Cour d'appel du Québec

B c. X

Marcotte, Beaupré, Kalichman

 

Appel d'un jugement de la Cour supérieure ayant condamné l'appelant à payer des dommages moraux et punitifs en raison des gestes de nature sexuelle commis à l'endroit de sa petite-fille. Accueilli en partie, avec dissidence.

L'appelant soutient que le juge de première instance a commis des erreurs révisables en accordant: i) 150 000 $ en dommages moraux à la victime plutôt que 100 000 $; 40 000 $ en dommages moraux à la mère plutôt que 15 000 $; et 75 000 $ en dommages punitifs à la victime plutôt que 25 000 $.

En ce qui concerne les dommages moraux, le juge souligne à bon droit que le nombre précis d’incidents importe peu. C’est de leur caractère répétitif et inexorable que découle le préjudice. D'autre part, contrairement à ce que soutient l’appelant, les sommes accordées ne sont pas excessives, eu égard à la jurisprudence en semblable matière. Celui-ci s’appuie sur des décisions qui sont antérieures à la décision phare rendue dans l’arrêt R. c. Friesen (C.S. Can., 2019-10-16), 2020 CSC 9, SOQUIJ AZ-51680674, 2020EXP-902, [2020] 1 R.C.S. 424, dans lequel la Cour suprême souligne que la société canadienne possède maintenant une meilleure compréhension du préjudice susceptible d’être causé par la violence sexuelle à l’égard des enfants.

Quant à l'attribution de dommages punitifs, la somme de 75 000 $ fixée par le juge est considérablement plus élevée que celles accordées précédemment par les tribunaux dans des situations similaires. En effet, avant le jugement entrepris, l'indemnité la plus élevée accordée était de 25 000 $.

En l’espèce, il est possible d’inférer que le raisonnement du juge repose, au moins en partie, sur l’affaire Friesen. Une telle lecture de cet arrêt est tout à fait justifiée, car la gravité de la faute est l’une des circonstances à prendre en compte dans l’évaluation des dommages punitifs (art. 1621 al. 2 du Code civil du Québec (L.Q. 1991, c. 64)). Ainsi, de la même manière que la compréhension approfondie de la société des effets néfastes de la violence sexuelle sur les enfants justifie un ajustement à la hausse des peines prononcées jusqu’à présent en matière criminelle, elle justifie également une augmentation des dommages punitifs accordés pour le même type de comportement afin de refléter la gravité de la faute.

Cependant, il n’y a pas de lien rationnel entre les 75 000 $ accordés à la victime et les objectifs qui sous-tendent l'attribution de dommages punitifs. Dans le présent cas, la somme de 37 500 $ est suffisante pour répondre à la fonction préventive de tels dommages, sans toutefois l’excéder.
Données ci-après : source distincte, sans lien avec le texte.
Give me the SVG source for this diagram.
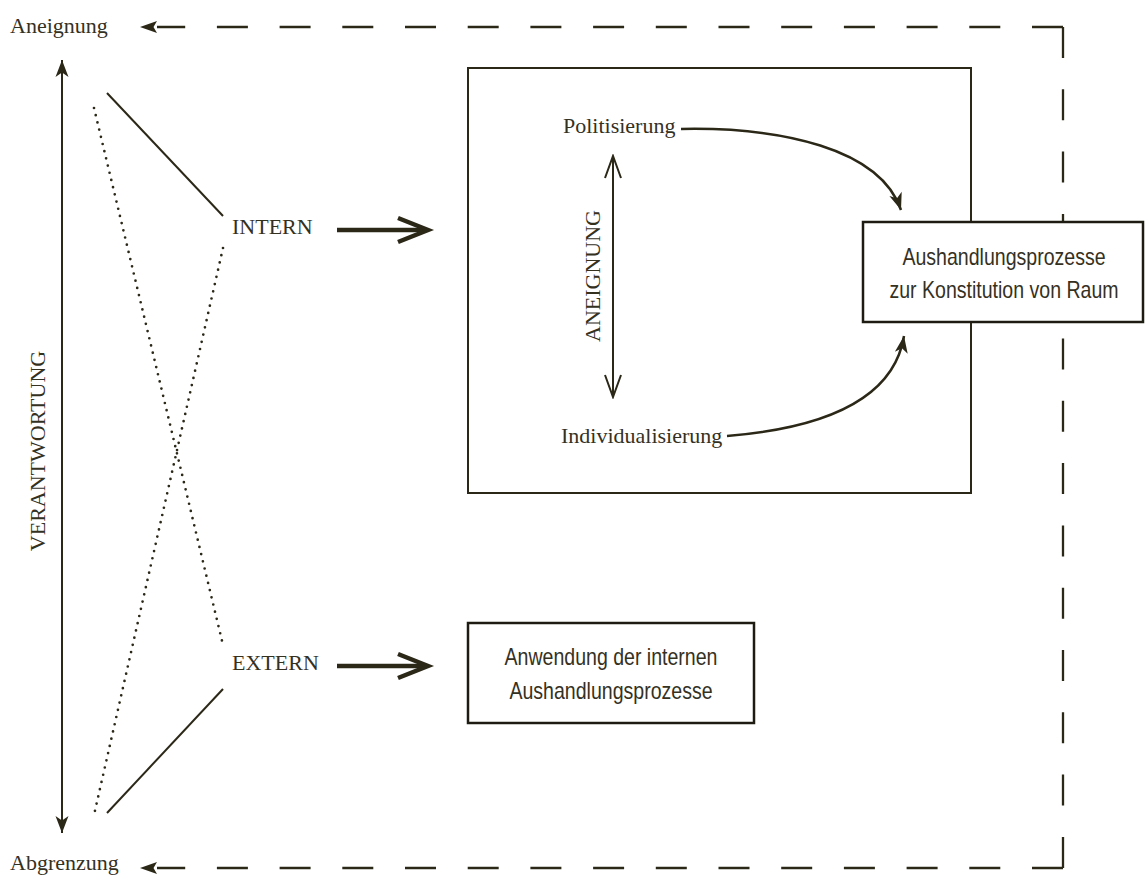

Une telle indemnité envoie le message clair qu’il y a lieu d’augmenter les dommages punitifs pour les sévices sexuels commis contre des enfants, sans pour autant contrevenir au principe de retenue imposé par le législateur. Elle permet également de tenir compte des sanctions déjà imposées à l’appelant pour les gestes commis, soit sa condamnation criminelle, son inscription au registre des délinquants sexuels ainsi que la perte de son poste de maire d’arrondissement et de la notoriété qui l’accompagnait.

Pour sa part, le juge Beaupré aurait rejeté le pourvoi. Selon lui, la somme de 75 000 $ est juste et appropriée et elle n’est entachée d’aucune erreur de droit. Elle découle de l'appréciation minutieuse de la preuve par le juge et n’est pas dénuée de tout lien rationnel avec les objectifs de prévention, de dissuasion et de dénonciation inhérents à la finalité des dommages punitifs. Cette indemnité, bien qu’elle soit élevée, ne l’est pas au point de choquer le sens de la justice au regard de l’ensemble des circonstances particulières de cette affaire. Par ailleurs, le juge n’a commis aucune erreur révisable en prenant en compte les enseignements de l’arrêt Friesen pour établir cette somme.